• **DIRECTIONS**:
Begin with the first line of the material and write out each line exactly, ending with the line that contains "import plotly.graph_objects as go". Pictures are not part of the copy.

=-=-=

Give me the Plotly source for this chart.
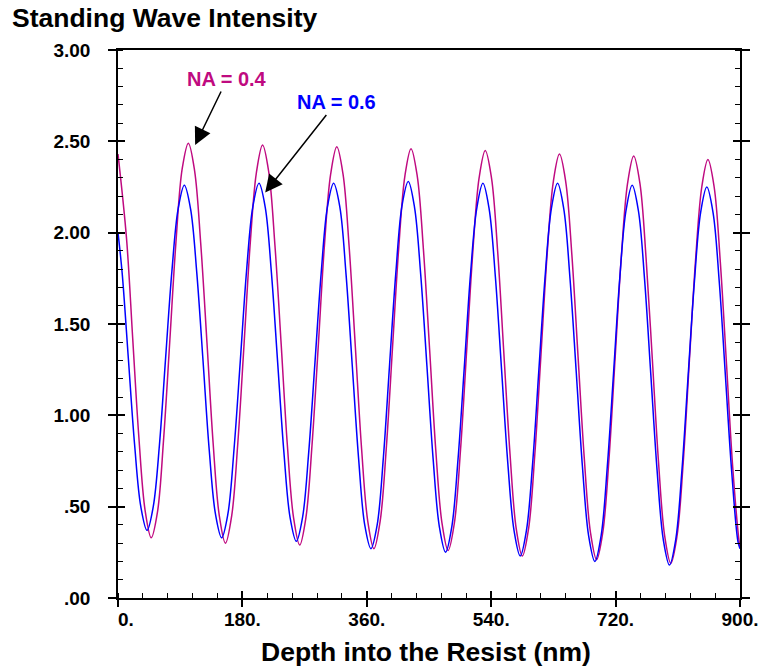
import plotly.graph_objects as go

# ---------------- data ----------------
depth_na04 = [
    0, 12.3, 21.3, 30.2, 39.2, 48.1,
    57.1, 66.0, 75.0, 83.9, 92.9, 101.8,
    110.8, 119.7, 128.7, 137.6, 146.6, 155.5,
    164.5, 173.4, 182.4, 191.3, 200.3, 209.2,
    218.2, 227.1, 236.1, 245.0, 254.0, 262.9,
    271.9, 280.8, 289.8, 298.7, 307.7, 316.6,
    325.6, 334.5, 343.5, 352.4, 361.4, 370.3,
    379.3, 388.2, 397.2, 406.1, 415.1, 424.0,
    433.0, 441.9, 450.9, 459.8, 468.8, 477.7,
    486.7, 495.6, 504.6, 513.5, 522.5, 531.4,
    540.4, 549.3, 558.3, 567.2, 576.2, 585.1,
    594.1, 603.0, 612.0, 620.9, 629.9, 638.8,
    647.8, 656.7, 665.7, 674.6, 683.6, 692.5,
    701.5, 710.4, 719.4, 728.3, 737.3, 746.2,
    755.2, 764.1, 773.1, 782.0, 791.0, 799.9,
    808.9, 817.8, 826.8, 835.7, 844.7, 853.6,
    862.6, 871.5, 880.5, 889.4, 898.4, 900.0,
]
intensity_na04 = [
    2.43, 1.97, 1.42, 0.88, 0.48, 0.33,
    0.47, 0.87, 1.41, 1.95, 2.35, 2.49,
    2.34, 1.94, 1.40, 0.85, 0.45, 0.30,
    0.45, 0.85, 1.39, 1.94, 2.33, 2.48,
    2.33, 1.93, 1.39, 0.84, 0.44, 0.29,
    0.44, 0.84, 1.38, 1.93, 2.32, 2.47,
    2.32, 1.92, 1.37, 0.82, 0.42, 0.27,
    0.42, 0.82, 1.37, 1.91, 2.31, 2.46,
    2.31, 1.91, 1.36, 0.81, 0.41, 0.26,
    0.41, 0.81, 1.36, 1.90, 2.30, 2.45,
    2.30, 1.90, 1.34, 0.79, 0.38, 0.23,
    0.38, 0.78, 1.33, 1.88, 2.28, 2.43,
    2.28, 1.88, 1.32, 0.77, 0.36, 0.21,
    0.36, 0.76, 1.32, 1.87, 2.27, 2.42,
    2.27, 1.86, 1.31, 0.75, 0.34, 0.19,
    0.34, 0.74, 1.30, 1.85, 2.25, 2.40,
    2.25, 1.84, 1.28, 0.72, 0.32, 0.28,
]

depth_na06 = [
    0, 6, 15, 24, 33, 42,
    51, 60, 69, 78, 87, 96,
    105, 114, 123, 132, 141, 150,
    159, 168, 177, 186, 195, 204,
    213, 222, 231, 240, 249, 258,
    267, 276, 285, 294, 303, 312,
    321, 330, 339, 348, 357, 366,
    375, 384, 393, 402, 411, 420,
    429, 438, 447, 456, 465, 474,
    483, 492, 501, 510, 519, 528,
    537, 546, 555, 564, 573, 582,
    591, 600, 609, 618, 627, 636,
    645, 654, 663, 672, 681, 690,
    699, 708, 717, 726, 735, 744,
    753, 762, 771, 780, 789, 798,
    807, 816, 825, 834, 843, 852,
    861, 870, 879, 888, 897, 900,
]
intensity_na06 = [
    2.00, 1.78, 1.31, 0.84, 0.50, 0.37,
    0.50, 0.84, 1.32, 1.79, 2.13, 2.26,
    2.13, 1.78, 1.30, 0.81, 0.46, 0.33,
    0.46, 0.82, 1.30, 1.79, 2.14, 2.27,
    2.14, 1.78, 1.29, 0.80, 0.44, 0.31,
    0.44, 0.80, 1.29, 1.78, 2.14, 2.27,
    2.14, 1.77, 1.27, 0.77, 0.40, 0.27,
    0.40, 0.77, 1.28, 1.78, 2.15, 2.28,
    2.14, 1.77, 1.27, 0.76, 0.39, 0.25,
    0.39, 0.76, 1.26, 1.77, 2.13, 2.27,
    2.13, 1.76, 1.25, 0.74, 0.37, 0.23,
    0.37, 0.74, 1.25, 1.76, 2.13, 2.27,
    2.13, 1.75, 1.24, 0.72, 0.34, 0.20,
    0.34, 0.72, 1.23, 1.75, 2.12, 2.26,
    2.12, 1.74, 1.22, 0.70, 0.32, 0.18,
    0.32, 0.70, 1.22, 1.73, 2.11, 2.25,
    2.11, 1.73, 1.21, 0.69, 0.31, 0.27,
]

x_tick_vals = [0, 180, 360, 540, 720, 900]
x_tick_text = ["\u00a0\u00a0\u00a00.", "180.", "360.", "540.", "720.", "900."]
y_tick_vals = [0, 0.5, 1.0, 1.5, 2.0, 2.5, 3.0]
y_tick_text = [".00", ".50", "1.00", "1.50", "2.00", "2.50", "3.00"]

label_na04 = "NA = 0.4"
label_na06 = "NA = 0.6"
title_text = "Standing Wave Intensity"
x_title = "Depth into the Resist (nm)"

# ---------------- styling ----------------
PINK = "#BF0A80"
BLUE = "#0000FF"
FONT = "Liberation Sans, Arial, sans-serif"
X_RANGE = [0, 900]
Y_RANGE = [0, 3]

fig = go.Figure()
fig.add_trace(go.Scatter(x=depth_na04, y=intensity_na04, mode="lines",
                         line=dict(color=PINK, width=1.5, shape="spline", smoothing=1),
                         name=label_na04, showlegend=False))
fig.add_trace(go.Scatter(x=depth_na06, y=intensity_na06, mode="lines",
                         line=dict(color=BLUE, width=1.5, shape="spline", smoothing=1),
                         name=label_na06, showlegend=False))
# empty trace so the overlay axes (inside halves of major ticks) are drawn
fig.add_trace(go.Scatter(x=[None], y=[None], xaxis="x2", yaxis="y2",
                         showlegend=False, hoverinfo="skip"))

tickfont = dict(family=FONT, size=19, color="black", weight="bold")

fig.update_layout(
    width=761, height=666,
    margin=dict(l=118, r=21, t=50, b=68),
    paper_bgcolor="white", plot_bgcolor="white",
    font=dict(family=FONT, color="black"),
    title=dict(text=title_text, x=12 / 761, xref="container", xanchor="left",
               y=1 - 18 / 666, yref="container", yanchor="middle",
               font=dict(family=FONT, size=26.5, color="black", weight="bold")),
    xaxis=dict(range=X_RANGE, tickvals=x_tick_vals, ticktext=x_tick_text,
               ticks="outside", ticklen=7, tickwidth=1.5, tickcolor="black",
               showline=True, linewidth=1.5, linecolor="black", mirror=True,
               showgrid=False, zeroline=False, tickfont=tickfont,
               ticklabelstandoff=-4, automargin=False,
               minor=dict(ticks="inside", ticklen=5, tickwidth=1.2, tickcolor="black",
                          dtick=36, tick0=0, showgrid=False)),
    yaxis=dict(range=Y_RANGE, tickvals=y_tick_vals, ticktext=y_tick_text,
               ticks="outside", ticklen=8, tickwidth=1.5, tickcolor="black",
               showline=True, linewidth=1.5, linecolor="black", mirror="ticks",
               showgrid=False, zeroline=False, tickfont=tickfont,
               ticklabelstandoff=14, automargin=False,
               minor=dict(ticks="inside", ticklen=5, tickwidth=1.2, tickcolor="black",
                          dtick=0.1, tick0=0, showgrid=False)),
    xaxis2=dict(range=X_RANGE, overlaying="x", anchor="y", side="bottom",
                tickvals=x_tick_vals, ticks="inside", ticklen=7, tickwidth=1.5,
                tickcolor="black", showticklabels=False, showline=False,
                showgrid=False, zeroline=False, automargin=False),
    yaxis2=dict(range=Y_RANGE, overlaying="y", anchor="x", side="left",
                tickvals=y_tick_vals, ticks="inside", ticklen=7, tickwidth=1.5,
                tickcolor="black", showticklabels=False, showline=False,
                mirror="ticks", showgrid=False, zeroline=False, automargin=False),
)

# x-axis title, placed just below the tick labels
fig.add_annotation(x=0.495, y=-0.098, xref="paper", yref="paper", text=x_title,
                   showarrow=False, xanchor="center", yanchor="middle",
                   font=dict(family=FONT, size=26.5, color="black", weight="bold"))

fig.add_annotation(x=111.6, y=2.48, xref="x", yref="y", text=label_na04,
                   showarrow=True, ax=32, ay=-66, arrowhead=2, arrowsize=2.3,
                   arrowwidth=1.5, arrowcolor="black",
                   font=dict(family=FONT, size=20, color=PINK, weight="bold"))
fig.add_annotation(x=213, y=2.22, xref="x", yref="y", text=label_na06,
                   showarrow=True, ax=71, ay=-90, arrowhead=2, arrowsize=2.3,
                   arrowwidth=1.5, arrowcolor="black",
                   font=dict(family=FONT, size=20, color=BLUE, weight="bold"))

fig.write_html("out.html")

=-=-=

• **FULL OUTPUT**:
Give me the Plotly source for this chart.
import plotly.graph_objects as go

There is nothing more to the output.